3. Ford Indigo (1996)
Ford never dreamed quite as big as it did in the mid-’90s, and the Indigo concept is proof of that. Once again, the subject didn’t merely look stunning and otherworldly; it was built to run, with a Reynard-sourced monocoque, suspension system and transmission as well as a six-liter V12. The Indigo didn’t merely look the part; it really was the closest anyone could get to a road-going American open-wheel racer. Anyone who played Need For Speed II or Project Gotham Racing 3 back in the day hasn’t forgotten it.
2. Ford GT40 (2002)
There aren’t enough superlatives in the English language to laud on Camilo Pardo’s original Ford GT40 concept that debuted at the 2002 Detroit Auto Show. This was the apex of Ford’s ability to revive the past in new products, and headlights and rear bumper aside, the transition to series production was as seamless as it could possibly be. Perfect execution — from a design standpoint, anyway. Manufacturing mistakes were made.
1. Ford GT90 (1995)
It was honestly tough not to hand No. 1 to that original GT40 concept, but you knew heading in — the top spot was never going to be awarded to anything other than the GT90, right? Ford left nothing on the table here. Not the engine: a quad-turbocharged V12 derived from the Modular V8 family that generated so much heat, the engine bay was lined with insulating tiles to keep the rest of the car from melting, as Jim Conrad famously told us in Need For Speed II. Not the body: a spaceship with wheels, built of repeating triangles like some sort of secret society artifact, or an Evangelion Angel.

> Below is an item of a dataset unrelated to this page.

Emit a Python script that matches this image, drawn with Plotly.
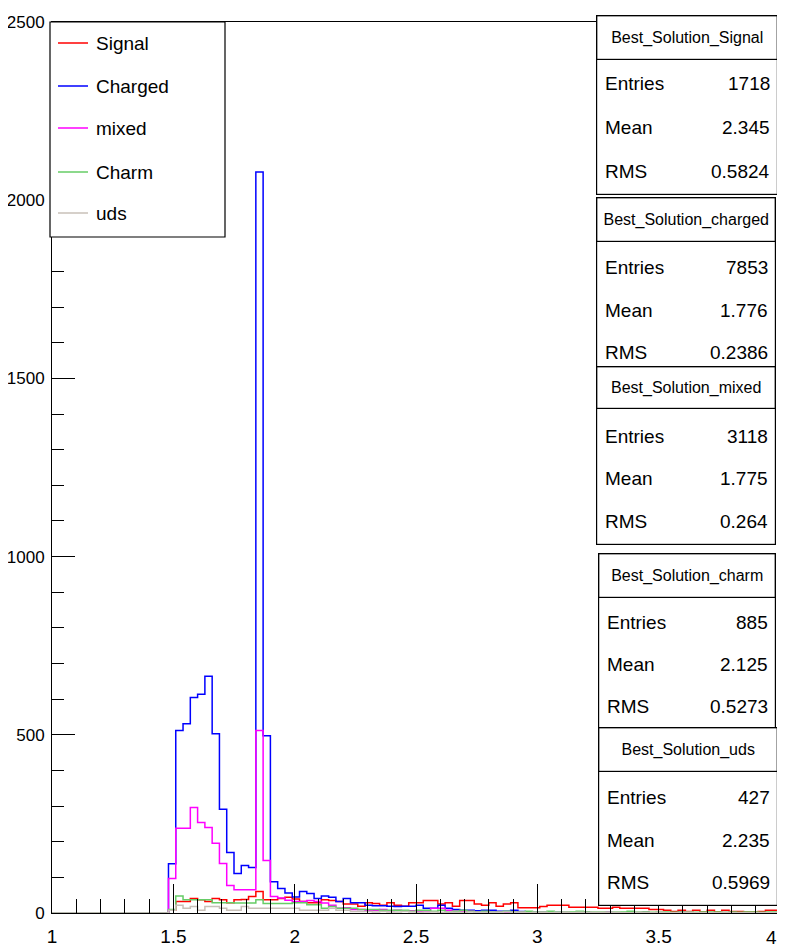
import plotly.graph_objects as go

# ---------------- data (bin contents, 100 bins from 1 to 4) ----------------
N_BINS = 100
X_LOW, X_HIGH = 1.0, 4.0

signal = [0]*16 + [
    8, 32, 32, 41, 37, 32, 41, 37, 29, 37, 38, 46, 60, 37, 37, 41,
    44, 39, 32, 29, 29, 37, 35, 32, 25, 25, 19, 29, 27, 22, 29, 22, 19, 29,
    29, 35, 35, 25, 29, 19, 35, 35, 25, 22, 29, 19, 25, 29, 15, 15, 15,
    18, 22, 22, 22, 16, 16, 16, 16, 13, 13, 16, 13, 13, 13, 13, 10, 10,
    8, 4, 8, 4, 8, 3, 8, 3, 8, 4, 4, 3, 3, 4, 8, 8]

charged = [0]*16 + [
    138, 512, 531, 605, 614, 664, 503, 291, 170, 111, 133, 128, 2079, 497,
    88, 69, 56, 45, 60, 55, 41, 48, 44, 32, 41, 29, 29, 22, 20, 20,
    19, 18, 19, 19, 22, 13, 13, 22, 13, 10, 8, 8, 6, 8, 8, 5, 5, 8, 4, 2,
    2, 2, 1, 2, 1, 1, 0, 1, 0, 0, 1, 0, 0, 0, 0, 1, 0, 0, 0, 0,
    0, 0, 0, 0, 0, 0, 0, 0, 0, 0, 0, 0, 0, 0]

mixed = [0]*16 + [
    97, 238, 238, 296, 254, 240, 196, 139, 77, 65, 65, 65, 512, 147,
    46, 42, 36, 32, 32, 35, 32, 28, 22, 13, 15, 10, 10, 8, 8, 10,
    6, 8, 5, 6, 5, 4, 13, 13, 8, 5, 4, 5, 3, 3, 2, 3, 2, 2, 3, 2,
    1, 2, 1, 1, 2, 1, 1, 2, 1, 1, 2, 1, 0, 1, 1, 2, 1, 0, 1, 1,
    2, 1, 0, 1, 1, 0, 1, 0, 1, 1, 0, 1, 0, 1]

charm = [0]*16 + [
    10, 48, 37, 37, 37, 37, 29, 29, 29, 28, 28, 28, 37, 27, 27, 27,
    27, 29, 29, 23, 23, 13, 18, 13, 13, 13, 10, 10, 10, 8, 8, 8,
    8, 5, 8, 8, 5, 8, 3, 5, 8, 5, 3, 5, 3, 3, 5, 3, 3, 5, 3, 3,
    5, 3, 3, 3, 5, 3, 3, 3, 2, 3, 3, 5, 3, 3, 2, 3, 3, 2, 3, 3,
    2, 3, 3, 3, 2, 3, 2, 3, 3, 2, 3, 3]

uds = [0]*16 + [
    8, 22, 13, 18, 8, 18, 18, 13, 8, 8, 18, 13, 13, 13, 13, 13,
    13, 13, 8, 8, 8, 8, 13, 8, 8,
    4, 4, 4, 3, 4, 3, 3, 4, 3, 2, 3, 3, 2, 3, 2, 2, 3, 2, 2, 2,
    2, 3, 2, 2, 1, 2, 2, 1, 2, 2, 1, 2, 1, 2, 2, 1, 2, 1, 1, 2,
    1, 1, 2, 1, 1, 1, 2, 1, 1, 1, 1, 2, 1, 1, 1, 1, 1, 1, 1]

names = ["Signal", "Charged", "mixed", "Charm", "uds"]
colors = ["#ff0000", "#0000ff", "#ff00ff", "#66cc66", "#c8c0b8"]
series = [signal, charged, mixed, charm, uds]

stats = [
    ("Best_Solution_Signal", "1718", "2.345", "0.5824"),
    ("Best_Solution_charged", "7853", "1.776", "0.2386"),
    ("Best_Solution_mixed", "3118", "1.775", "0.264"),
    ("Best_Solution_charm", "885", "2.125", "0.5273"),
    ("Best_Solution_uds", "427", "2.235", "0.5969"),
]

x_ticks = [1, 1.5, 2, 2.5, 3, 3.5, 4]
x_tick_labels = ["1", "1.5", "2", "2.5", "3", "3.5", "4"]
y_ticks = [0, 500, 1000, 1500, 2000, 2500]

# ---------------- layout geometry ----------------
# the page places the figure 8px in from the top-left corner
OFF = 8
W, H = 785 - OFF, 951 - OFF
L, R, T, B = 52 - OFF, 5, 22 - OFF, 38
PW, PH = W - L - R, H - T - B
FONT = "Liberation Sans, Arial, sans-serif"


def px(x, y):
    """screen pixel -> paper coordinates"""
    x -= OFF
    y -= OFF
    return (x - L) / PW, (H - B - y) / PH


fig = go.Figure()
step = (X_HIGH - X_LOW) / N_BINS
edges = [X_LOW + i * step for i in range(N_BINS + 1)]
for name, col, vals in zip(names, colors, series):
    fig.add_trace(go.Scatter(
        x=edges, y=list(vals) + [vals[-1]], mode="lines", name=name,
        line=dict(color=col, width=1.5, shape="hv"), showlegend=False))

shapes = []
annotations = []

# ---------------- legend (drawn manually, ROOT style) ----------------
lx0, ly0, lx1, ly1 = 50, 22, 225, 237
a0, b0 = px(lx0, ly0)
a1, b1 = px(lx1, ly1)
shapes.append(dict(type="rect", xref="paper", yref="paper", x0=a0, x1=a1, y0=b1, y1=b0,
                   line=dict(color="black", width=1.2), fillcolor="white", layer="above"))
row_y = [43, 86, 128, 172, 213]
for name, col, ry in zip(names, colors, row_y):
    xa, ya = px(58, ry)
    xb, _ = px(88, ry)
    shapes.append(dict(type="line", xref="paper", yref="paper", x0=xa, x1=xb, y0=ya, y1=ya,
                       line=dict(color=col, width=1.5), layer="above"))
    xt, yt = px(94, ry)
    annotations.append(dict(x=xt, y=yt, xref="paper", yref="paper", text=name,
                            xanchor="left", yanchor="middle", showarrow=False,
                            font=dict(family=FONT, size=19, color="black")))

# ---------------- stat boxes ----------------
boxes = [
    # x0, x1, top, title_bottom, bottom, rows_y  (screen pixels)
    (596, 778, 15, 60, 195, (83, 127, 171)),
    (596, 776, 197, 242, 380, (267, 310, 352)),
    (596, 776, 366, 409, 545, (436, 478, 521)),
    (598, 776, 553, 598, 740, (622, 665, 706)),
    (598, 778, 727, 772, 906, (797, 840, 882)),
]
for (title, ent, mean, rms), (bx0, bx1, top, tb, bot, rows) in zip(stats, boxes):
    cx, cy = px((bx0 + bx1) / 2, (top + bot) / 2)
    annotations.append(dict(x=cx, y=cy, xref="paper", yref="paper", text=" ",
                            width=bx1 - bx0 - 2, height=bot - top - 2, bgcolor="white",
                            bordercolor="black", borderwidth=1.2, borderpad=0,
                            showarrow=False, xanchor="center", yanchor="middle"))
    tx, ty = px((bx0 + bx1) / 2, (top + tb) / 2)
    annotations.append(dict(x=tx, y=ty, xref="paper", yref="paper", text=title,
                            width=bx1 - bx0 - 2, height=tb - top - 2, bgcolor="rgba(0,0,0,0)",
                            bordercolor="black", borderwidth=1.2, borderpad=0,
                            showarrow=False, xanchor="center", yanchor="middle",
                            font=dict(family=FONT, size=16, color="black")))
    for lab, val, ry in zip(("Entries", "Mean", "RMS"), (ent, mean, rms), rows):
        lx, ly = px(bx0 + 7, ry)
        rx, _ = px(bx1 - 6, ry)
        annotations.append(dict(x=lx, y=ly, xref="paper", yref="paper", text=lab,
                                xanchor="left", yanchor="middle", showarrow=False,
                                font=dict(family=FONT, size=19, color="black")))
        annotations.append(dict(x=rx, y=ly, xref="paper", yref="paper", text=val,
                                xanchor="right", yanchor="middle", showarrow=False,
                                font=dict(family=FONT, size=19, color="black")))

# the last x label sits at the very edge of the page: place it just inside
axis_labels = list(x_tick_labels)
last_label = axis_labels[-1]
axis_labels[-1] = ""
lx4, ly4 = px(779, 937)
annotations.append(dict(x=lx4, y=ly4, xref="paper", yref="paper", text=last_label,
                        xanchor="right", yanchor="middle", showarrow=False,
                        font=dict(family=FONT, size=19, color="black")))

fig.update_layout(
    width=W, height=H,
    margin=dict(l=L, r=R, t=T, b=B, pad=0),
    paper_bgcolor="white", plot_bgcolor="white",
    shapes=shapes, annotations=annotations,
    showlegend=False,
    xaxis=dict(range=[X_LOW, X_HIGH], showgrid=False, zeroline=False, automargin=False,
               showline=True, linecolor="black", linewidth=1, mirror=True,
               ticks="inside", ticklen=29, tickcolor="black", tickwidth=1,
               tickvals=x_ticks, ticktext=axis_labels, ticklabelstandoff=6,
               ticklabeloverflow="allow",
               minor=dict(ticks="inside", ticklen=14, dtick=0.1, tickcolor="black", tickwidth=1),
               tickfont=dict(family=FONT, size=19, color="black")),
    yaxis=dict(range=[0, 2500], showgrid=False, zeroline=False, automargin=False,
               showline=True, linecolor="black", linewidth=1, mirror=True,
               ticks="inside", ticklen=23, tickcolor="black", tickwidth=1,
               tickvals=y_ticks, ticklabelstandoff=3, ticklabeloverflow="allow",
               minor=dict(ticks="inside", ticklen=12, dtick=100, tickcolor="black", tickwidth=1),
               tickfont=dict(family=FONT, size=17, color="black")),
)

fig.write_html("out.html")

Even the GT90's interior was weird, bathed entirely in blue with an inscrutable, arcane font used to label everything — the same type used for the car’s logo and carved into its tires. It was simply too alien for Ford, which earnestly considered production but decided that there was no place for anything so exotic, ambitious or extreme in the brand, particularly not at a time when Dearborn also ran Jaguar and Aston Martin. Ironic; some us of a very particular age grew up believing the GT90 was Ford.